House Passes Rep. Judy Chu’s Resolution of Regret for the Chinese Exclusion Act

Jun 19, 2012 Issues: Immigration

Washington, DC – Today, the House of Representatives unanimously passed a bipartisan resolution introduced by Congresswoman Judy Chu (CA-32), that formally expresses the regret of the House of Representatives for the Chinese Exclusion Act of 1882 and other legislation that discriminated against people of Chinese origin in the United States.  Congresswoman Chu’s bill, H. Res 683, is only the fourth resolution of regret in the past 25 years to be passed by both houses of the U.S. Congress.  Following this historic vote, Rep. Chu released the following statement:

“Today the House made history when both chambers of Congress officially and formally acknowledged the ugly and un-American nature of laws that targeted Chinese immigrants.  The Chinese Exclusion Act enshrined injustice into our legal code – it stopped the Chinese, and the Chinese alone, from immigrating, from ever becoming naturalized citizens and ever having the right to vote.  The last generation of people personally affected by these laws is leaving us, and finally Congress has expressed the sincere regret that Chinese Americans deserve and reaffirmed our commitment to the civil rights of all people.  This is only the fourth time that Congress has passed such a resolution of regret in the last 25 years. This makes today a rare moment in history for the Chinese American Community.”

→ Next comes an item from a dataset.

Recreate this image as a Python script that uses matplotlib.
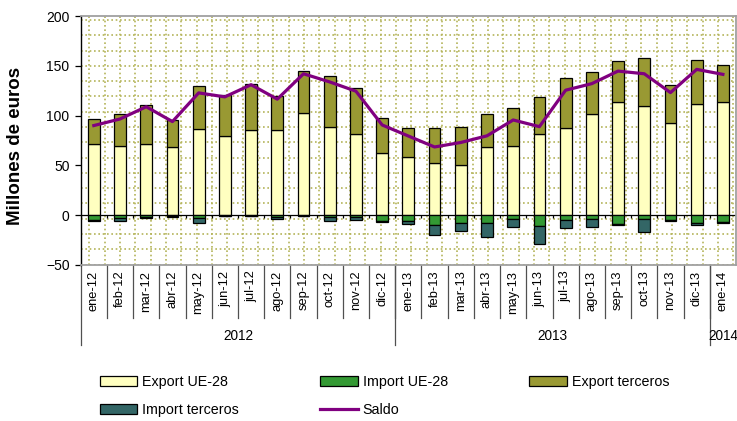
import numpy as np
import matplotlib.pyplot as plt
from matplotlib.patches import Patch
from matplotlib.lines import Line2D
import matplotlib.transforms as mtransforms

plt.rcParams['font.family'] = ['Liberation Sans', 'DejaVu Sans']

# datos (millones de euros)
meses = ['ene-12', 'feb-12', 'mar-12', 'abr-12', 'may-12', 'jun-12', 'jul-12',
         'ago-12', 'sep-12', 'oct-12', 'nov-12', 'dic-12',
         'ene-13', 'feb-13', 'mar-13', 'abr-13', 'may-13', 'jun-13', 'jul-13',
         'ago-13', 'sep-13', 'oct-13', 'nov-13', 'dic-13', 'ene-14']
anios = ['2012', '2013', '2014']
meses_por_anio = [12, 12, 1]

export_ue = [71.7, 69.7, 71.7, 68.4, 86.3, 79.3, 85.3, 85.3, 102.9, 88.6, 81.3, 62.4,
             58.4, 52.4, 50.1, 68.4, 69.7, 81.6, 87.3, 101.6, 113.8, 109.2, 92.3, 111.2, 113.8]
export_terceros = [24.5, 32.3, 39.2, 27.2, 43.5, 41.5, 46.7, 34.5, 41.5, 50.8, 46.8, 34.8,
                   29.1, 34.9, 38.5, 33.5, 38.2, 37.2, 50.7, 42.4, 40.9, 48.8, 38.1, 44.8, 37.5]
import_ue = [-5.0, -3.0, -2.0, -1.0, -2.7, -0.5, -0.5, -2.0, -0.5, -2.0, -2.3, -6.3,
             -5.7, -9.5, -8.0, -8.3, -4.3, -10.6, -5.3, -4.3, -9.0, -4.3, -5.0, -8.3, -6.6]
import_terceros = [-0.8, -2.7, -0.5, -1.0, -4.7, -0.5, -0.5, -2.0, -0.5, -4.3, -2.7, -1.0,
                   -3.0, -9.9, -7.9, -13.3, -8.0, -18.3, -8.0, -8.0, -0.6, -12.3, -1.0, -1.3, -1.4]
saldo = [90.0, 96.6, 108.9, 94.0, 122.8, 118.8, 131.0, 116.5, 142.0, 133.8, 124.5, 90.6,
         79.5, 68.5, 73.0, 79.7, 95.6, 88.9, 125.5, 132.1, 144.7, 142.0, 123.1, 146.4, 141.4]

c_exp_ue = '#FFFFC0'
c_imp_ue = '#339933'
c_exp_ter = '#999933'
c_imp_ter = '#336666'
c_saldo = '#800080'

fig = plt.figure(figsize=(7.37, 4.21), dpi=100)
ax = fig.add_axes([80.7 / 737, 1 - 265 / 421, 655.3 / 737, 249 / 421])

x = np.arange(len(meses))
ax.set_xlim(-0.5, len(meses) - 0.5)
ax.set_ylim(-50, 200)

# fondo de puntos (trama)
for gx in np.arange(-0.172, 24.5, 0.585):
    ax.axvline(gx, color='#B4B45A', lw=1.2, ls=(0, (1, 1.6)), zorder=0)
for gy in np.arange(150 - 15.36 * 13, 200, 15.36):
    ax.axhline(gy, color='#B4B45A', lw=1.2, ls=(0, (1, 1.6)), zorder=0)

w = 0.45
kw = dict(width=w, edgecolor='black', linewidth=0.9, zorder=3)
ax.bar(x, export_ue, color=c_exp_ue, **kw)
ax.bar(x, export_terceros, bottom=export_ue, color=c_exp_ter, **kw)
ax.bar(x, import_ue, color=c_imp_ue, **kw)
ax.bar(x, import_terceros, bottom=import_ue, color=c_imp_ter, **kw)
ax.plot(x, saldo, color=c_saldo, lw=2.3, zorder=4, solid_joinstyle='round')

# eje en cero con marcas pequeñas
ax.axhline(0, color='black', lw=0.9, zorder=2)
bordes = np.arange(len(meses) + 1) - 0.5
ax.vlines(bordes, -3, 0, color='black', lw=0.9, zorder=2)

# ejes
for s in ['top', 'right', 'bottom']:
    ax.spines[s].set_color('#A0A0A0')
    ax.spines[s].set_linewidth(1.3)
ax.spines['left'].set_color('black')
ax.spines['left'].set_linewidth(1.0)

ax.set_yticks([-50, 0, 50, 100, 150, 200])
ax.tick_params(axis='y', direction='out', length=4, width=0.9, labelsize=10, pad=4)
ax.set_xticks(x)
ax.set_xticklabels(meses, rotation=90, fontsize=9.3)
ax.tick_params(axis='x', length=0, pad=4)

# separadores de meses y años bajo el eje
trans = mtransforms.blended_transform_factory(ax.transData, ax.transAxes)
fin_cat = -(318 - 265) / 249
fin_anio = -(345 - 265) / 249
for b in bordes[1:-1]:
    ax.plot([b, b], [0, fin_cat], color='#505050', lw=0.9, transform=trans, clip_on=False)
inicio = 0
for anio, n in zip(anios, meses_por_anio):
    ax.plot([inicio - 0.5, inicio - 0.5], [0, fin_anio], color='#505050', lw=0.9,
            transform=trans, clip_on=False)
    ax.text(inicio + (n - 1) / 2, -(336 - 265) / 249, anio, transform=trans,
            ha='center', va='center', fontsize=9.8)
    inicio += n

fig.text(16 / 737, 1 - 146 / 421, 'Millones de euros', rotation=90, ha='center',
         va='center', fontsize=13.5, fontweight='bold')

handles = [Patch(facecolor=c_exp_ue, edgecolor='black', lw=0.9, label='Export UE-28'),
           Patch(facecolor=c_imp_ter, edgecolor='black', lw=0.9, label='Import terceros'),
           Patch(facecolor=c_imp_ue, edgecolor='black', lw=0.9, label='Import UE-28'),
           Line2D([], [], color=c_saldo, lw=2.3, label='Saldo'),
           Patch(facecolor=c_exp_ter, edgecolor='black', lw=0.9, label='Export terceros')]
fig.legend(handles=handles, ncol=3, loc='upper left', bbox_to_anchor=(100 / 737, 1 - 375 / 421),
           frameon=False, fontsize=10.3, handlelength=2.6, handleheight=0.7,
           handletextpad=0.35, columnspacing=5.7, labelspacing=1.0,
           borderpad=0, borderaxespad=0)

fig.savefig('out.png', dpi=100)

Background:  Congresswoman Judy Chu authored H. Res. 683 to express the regret of the House of Representatives for passing the Chinese Exclusion Act in 1882.  That law prevented Chinese citizens from becoming naturalized American citizens, voting, or immigrating to the United States.  It lasted for 60 years until 1943, scarring the Chinese American community for generations. This was the first and only federal law in U.S. history that excluded a single group of people from immigration on no basis other than their race, splitting apart families permanently.